Collectively, these works by Persona Volare communicated a kind of intelligent humility. None of these artists came to conquer the wilderness; none was alone. Instead, in various playful ways, they engaged in a lively dialogue that spread across a vibrant geography that is itself already rustling, teasing and twittering.

While the Persona Volare show was temporary, the works by Wang, Lam, Harding, Belmore and Lightman will remain on the site. Harding’s A Chirp is an upside-down shed originally made for an urban setting. (It was part of the 2006 exhibition “Nature in the Garage” at Harbourfront Centre in Toronto.) It feels somewhat awkward in this new non-urban setting, taking on a cottagey aspect in the middle of a pretty meadow. In contrast, Lam and Wang both created works that merge seamlessly with the forest. Unostentatiously, Lam brought together and replanted young white oaks and Eastern white pines from different areas of the Tree Museum site. Wang created a magnificent architectural network of bridges and tunnels—made from trees and branches—that culminates in a tree house large enough for a board meeting (or a conference of tribal chieftains).

Michael Belmore, a Canadian artist of Ojibway heritage, offered a smart and subtle installation that insinuates a gentle give-andtake between humans and the natural world. Upland is situated at the end of a side trail, a 10-minute walk from the main path across great rounded slabs of granite. Topping a smooth, weathered outcrop is a groin-like cleft that gently bubbles with a pale static froth. Belmore has painstakingly shaped and arranged round river rocks into the form of foaming water; the stones are nestled into one another in a fashion that looked completely natural at first glance. While I was there, a little grey snake made its way straight into the art, seeking shade in the sculpture, which seems as if it has been in this place for a very long time.
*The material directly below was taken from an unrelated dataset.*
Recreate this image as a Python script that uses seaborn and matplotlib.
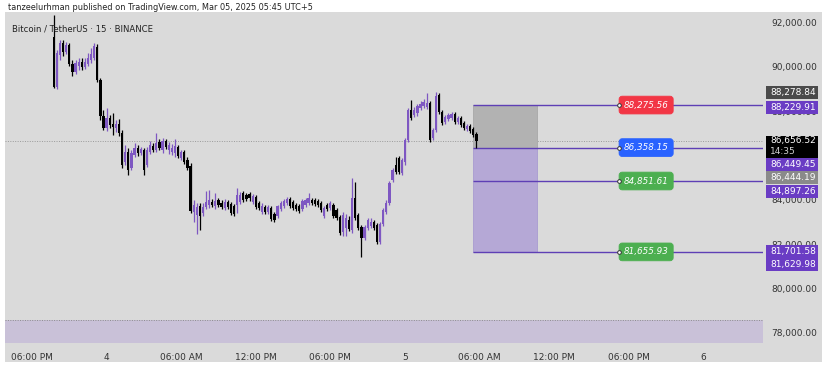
import matplotlib
matplotlib.use("Agg")
import numpy as np
import pandas as pd
import seaborn as sns
import matplotlib.pyplot as plt
from matplotlib.patches import Rectangle, FancyBboxPatch

# ---------------- data (BTC/USDT, 15-minute candles) ----------------
first_slot = 7  # 15-min slots after Mar 3, 06:00 PM

open_ = [91335, 89085, 90525, 91065, 90660, 90975, 90120, 89760, 90030, 90210,
         89985, 90120, 90300, 90390, 90885, 89400, 87780, 87240, 87690, 87420,
         87240, 87420, 87015, 85710, 86160, 85440, 86025, 86340, 86115, 86250,
         85575, 86160, 86430, 86250, 86610, 86250, 86655, 86250, 86160, 86115,
         86385, 85890, 86160, 85800, 85530, 83460, 83325, 83730, 83415, 83685,
         83775, 83910, 83730, 84000, 83865, 83640, 83910, 83820, 83730, 83775,
         83910, 84315, 84225, 84270, 83910, 84135, 83865, 83460, 83685, 83460,
         83640, 83370, 83280, 83595, 83730, 83865, 84045, 83910, 83775, 83730,
         83595, 83775, 83865, 84000, 84000, 83955, 83865, 83280, 83775, 83640,
         83775, 83550, 83235, 82560, 82740, 83100, 82650, 84090, 83325, 82785,
         82290, 82740, 82830, 83010, 82875, 82110, 82920, 83460, 83865, 84900,
         85575, 85890, 85215, 85710, 86700, 88050, 87825, 87915, 88140, 88230,
         88185, 88365, 86790, 87150, 88725, 87960, 87510, 87645, 87690, 87870,
         87510, 87690, 87465, 87195, 87330, 87195, 86970]

high_ = [92325, 90750, 91200, 91200, 91110, 91065, 90300, 90300, 90390, 90390,
         90390, 90615, 90840, 91065, 91020, 89490, 88050, 88140, 87825, 87915,
         87600, 87645, 87150, 86475, 86340, 86250, 86565, 86475, 86385, 86340,
         86385, 86655, 86565, 87015, 86745, 86790, 86745, 86610, 86520, 86745,
         86475, 86250, 86250, 85935, 85665, 84000, 83865, 83865, 83865, 84405,
         84450, 84045, 84315, 84090, 84000, 84045, 84000, 83910, 83820, 84540,
         84360, 84405, 84315, 84360, 84270, 84225, 83955, 83865, 83775, 83775,
         83730, 83460, 83775, 83955, 84045, 84135, 84135, 84000, 83865, 83820,
         84045, 84090, 84315, 84090, 84090, 84045, 83955, 83730, 83865, 83955,
         83865, 83640, 83325, 83460, 83370, 83280, 84990, 84810, 83415, 82875,
         82875, 83190, 83190, 83100, 82965, 83010, 83640, 84000, 84855, 85440,
         85935, 85980, 85890, 86790, 88140, 88500, 88185, 88320, 88455, 88545,
         88815, 88455, 87240, 88860, 88815, 88050, 87825, 87915, 87960, 87960,
         87780, 87780, 87555, 87420, 87420, 87285, 87060]

low_ = [89040, 88995, 90300, 90480, 90570, 90030, 89580, 89670, 89850, 89850,
        89895, 90030, 90165, 90300, 89310, 87600, 87150, 87105, 87240, 86925,
        87060, 86880, 85440, 85575, 85125, 85350, 85935, 85980, 86025, 85125,
        85485, 86070, 86160, 86160, 86250, 86115, 86295, 86070, 86025, 85935,
        85890, 85800, 85620, 85350, 83415, 83010, 82470, 82650, 83280, 83595,
        83640, 83685, 83595, 83685, 83595, 83550, 83595, 83325, 83280, 83415,
        83820, 83910, 83955, 83955, 83820, 83595, 83550, 83370, 83370, 83370,
        83055, 83010, 83190, 83505, 83640, 83775, 83640, 83550, 83505, 83415,
        83505, 83685, 83775, 83775, 83730, 83685, 83460, 83190, 83505, 83550,
        83190, 83100, 82425, 82380, 82380, 82605, 82515, 83100, 82650, 81435,
        82200, 82650, 82740, 82650, 82020, 82020, 82830, 83370, 83775, 84810,
        85170, 85170, 85125, 85575, 86610, 87600, 87735, 87780, 88050, 88140,
        88095, 86610, 86700, 87060, 87870, 87375, 87420, 87555, 87600, 87420,
        87420, 87285, 87150, 87105, 87015, 86835, 86340]

close_ = [89085, 90615, 91065, 90660, 90975, 90120, 89760, 90165, 90210, 89985,
          90210, 90390, 90570, 90930, 89400, 87780, 87240, 87690, 87375, 87285,
          87420, 87015, 85575, 86160, 85350, 86115, 86340, 86115, 86295, 85350,
          86250, 86475, 86250, 86565, 86340, 86655, 86385, 86475, 86340, 86430,
          85980, 86160, 85710, 85440, 83505, 83775, 83685, 83280, 83685, 83910,
          84000, 83775, 83955, 83775, 83685, 83910, 83685, 83415, 83370, 84225,
          84225, 84000, 84045, 84090, 84180, 83685, 83640, 83730, 83460, 83685,
          83145, 83100, 83730, 83865, 83955, 84045, 83730, 83640, 83595, 83505,
          83955, 84000, 84090, 83865, 83820, 83775, 83550, 83640, 83595, 83865,
          83280, 83190, 82515, 83325, 83190, 82695, 84090, 83190, 82740, 82290,
          82785, 83100, 83010, 82740, 82110, 82920, 83550, 83865, 84765, 85350,
          85260, 85260, 85800, 86700, 88050, 87690, 88050, 88230, 88320, 88410,
          88365, 86700, 87150, 88680, 87960, 87465, 87735, 87825, 87870, 87510,
          87690, 87375, 87240, 87330, 87105, 86925, 86656.52]

tick_slots = [0, 24, 48, 72, 96, 120, 144, 168, 192, 216]
tick_labels = ["06:00 PM", "4", "06:00 AM", "12:00 PM", "06:00 PM", "5",
               "06:00 AM", "12:00 PM", "06:00 PM", "6"]
price_ticks = [92000, 90000, 88000, 84000, 82000, 80000, 78000]

# position tool levels
levels = [88275.56, 86358.15, 84851.61, 81655.93]
level_colors = ["#f23645", "#2962ff", "#4caf50", "#4caf50"]

# price-scale labels
scale_prices = [88278.84, 88229.91, 86656.52, 86449.45, 86444.19, 84897.26, 81701.58, 81629.98]
scale_colors = ["#4a4a4a", "#6a3cc4", "#000000", "#6a3cc4", "#8a8a8a", "#6a3cc4", "#6a3cc4", "#6a3cc4"]
scale_shift_px = [-12, 1, 0, 19.4, 31.8, 11, 1, 12.5]   # stacking offsets (layout)
countdown = "14:35"
last_price = 86656.52
volume_band_top = 78586

header = "tanzeelurhman published on TradingView.com, Mar 05, 2025 05:45 UTC+5"
symbol = "Bitcoin / TetherUS · 15 · BINANCE"

# ---------------- figure ----------------
sns.set_theme(style="white")
plt.rcParams['font.family'] = ['DejaVu Sans']

W, H = 828, 371
fig = plt.figure(figsize=(W / 100, H / 100), dpi=100)
fig.patch.set_facecolor("white")
BG = "#dadada"
fig.add_artist(Rectangle((5 / W, 1 - 362 / H), 817 / W, 350 / H,
                         transform=fig.transFigure, fc=BG, ec="none", zorder=-5))

ax = fig.add_axes([5 / W, 1 - 343 / H, 758 / W, 331 / H])
ax.set_facecolor("none")
XL = (-8.69, 235.2)
YL = (77549, 92471)
ax.set_xlim(*XL)
ax.set_ylim(*YL)

n = len(close_)
df = pd.DataFrame(dict(slot=first_slot + np.arange(n), open=open_, high=high_,
                       low=low_, close=close_))
df["dir"] = np.where(df["close"] >= df["open"], "up", "down")
UP, DOWN = "#7e57c2", "#000000"
palette = {"up": UP, "down": DOWN}
colors = df["dir"].map(palette)

# bottom band and dotted lines
ax.axhspan(YL[0], volume_band_top, color="#c9c1d8", lw=0, zorder=1)
ax.axhline(volume_band_top, color="#8c8c8c", ls=(0, (1, 1.5)), lw=0.7, zorder=1.5)
ax.axhline(last_price, color="#9a9a9a", ls=(0, (1, 1.5)), lw=0.7, zorder=1.5)

# position boxes
box_x0, box_x1 = 142, 162.5
tp, entry, sl = levels[0], levels[1], levels[3]
ax.add_patch(Rectangle((box_x0, entry), box_x1 - box_x0, tp - entry,
                       fc="#b2b2b2", ec="#a8a8a8", lw=0.6, zorder=2))
ax.add_patch(Rectangle((box_x0, sl), box_x1 - box_x0, entry - sl,
                       fc="#b5a8d6", ec="#a99bd0", lw=0.6, zorder=2))
ax.hlines(levels, box_x0, XL[1], color="#5e3fb5", lw=1.0, zorder=2.5)

# candles
ax.vlines(df["slot"], df["low"], df["high"], colors=colors, lw=0.9, zorder=3)
body_bottom = np.minimum(df["open"], df["close"])
body_h = np.maximum(np.abs(df["close"] - df["open"]), 45)
ax.bar(df["slot"], body_h, bottom=body_bottom, width=0.72, color=colors, lw=0, zorder=3)

# level labels
lab_x = 197.6
lab_w = 17.4
lab_h = 800
aspect = (YL[1] - YL[0]) / 331 / ((XL[1] - XL[0]) / 758)
for lv, c in zip(levels, level_colors):
    ax.add_patch(FancyBboxPatch((lab_x - lab_w / 2, lv - lab_h / 2), lab_w, lab_h,
                                boxstyle="round,pad=0,rounding_size=1.0",
                                mutation_aspect=aspect, fc=c, ec=c, lw=0.6, zorder=4))
    ax.text(lab_x, lv, f"{lv:,.2f}", ha="center", va="center", color="white",
            fontsize=6.3, style="italic", zorder=5)
handles = pd.DataFrame(dict(x=[lab_x - lab_w / 2] * len(levels), y=levels))
sns.scatterplot(data=handles, x="x", y="y", ax=ax, s=7, color="white",
                edgecolor="#333333", linewidth=0.7, zorder=6)

# axes styling
for s in ax.spines.values():
    s.set_visible(False)
ax.yaxis.tick_right()
ax.set_yticks(price_ticks)
ax.set_yticklabels([f"{p:,.2f}" for p in price_ticks])
ax.set_xticks(tick_slots)
ax.set_xticklabels(tick_labels)
ax.tick_params(axis="y", length=0, pad=6, labelsize=6.5, labelcolor="#333333")
ax.tick_params(axis="x", length=0, pad=7, labelsize=6.5, labelcolor="#333333")
ax.set_xlabel("")
ax.set_ylabel("")
if ax.get_legend():
    ax.get_legend().remove()

# price-scale labels
for p, c, sh in zip(scale_prices, scale_colors, scale_shift_px):
    ypx = ax.transData.transform((0, p))[1] - sh  # display pixels (origin bottom)
    if p == last_price:
        top = ypx + 5
        bot = ypx - 17
        fig.add_artist(Rectangle((766 / W, bot / H), 52 / W, (top - bot) / H,
                                 transform=fig.transFigure, fc=c, ec="none", zorder=5))
        fig.text(770 / W, ypx / H, f"{p:,.2f}", color="white", fontsize=6.5,
                 va="center", ha="left", zorder=6)
        fig.text(770 / W, (ypx - 11) / H, countdown, color="#d0d0d0", fontsize=6.5,
                 va="center", ha="left", zorder=6)
    else:
        fig.add_artist(Rectangle((766 / W, (ypx - 6.5) / H), 52 / W, 13 / H,
                                 transform=fig.transFigure, fc=c, ec="none", zorder=5))
        fig.text(770 / W, ypx / H, f"{p:,.2f}", color="white", fontsize=6.5,
                 va="center", ha="left", zorder=6)

fig.text(8 / W, 1 - 8 / H, header, fontsize=5.9, color="#222222", va="center", ha="left")
fig.text(12 / W, 1 - 29 / H, symbol, fontsize=6.1, color="#222222", va="center", ha="left")

fig.savefig("out.png", dpi=100, facecolor="white")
For the past ten years, Lightman and O’Callaghan have worked to bring artists and (sometimes) other curators to the Tree Museum with an enthusiasm for contemporary culture that carries as much weight as their love of the land. They do not explicitly position the project as a political endeavour. Yet by creating alandscape populated with art ideas, they move beyond the old unhealthy polarization of man and nature. If we humans are going to collaborate on effective stewardship of the environment, it is high time to relinquish the romance of the frontier. In this respect, the Tree Museum is a decidedly contemporary project. This is no terra nullius, but instead a landscape buzzing with interventions and cross-disciplinary dialogue.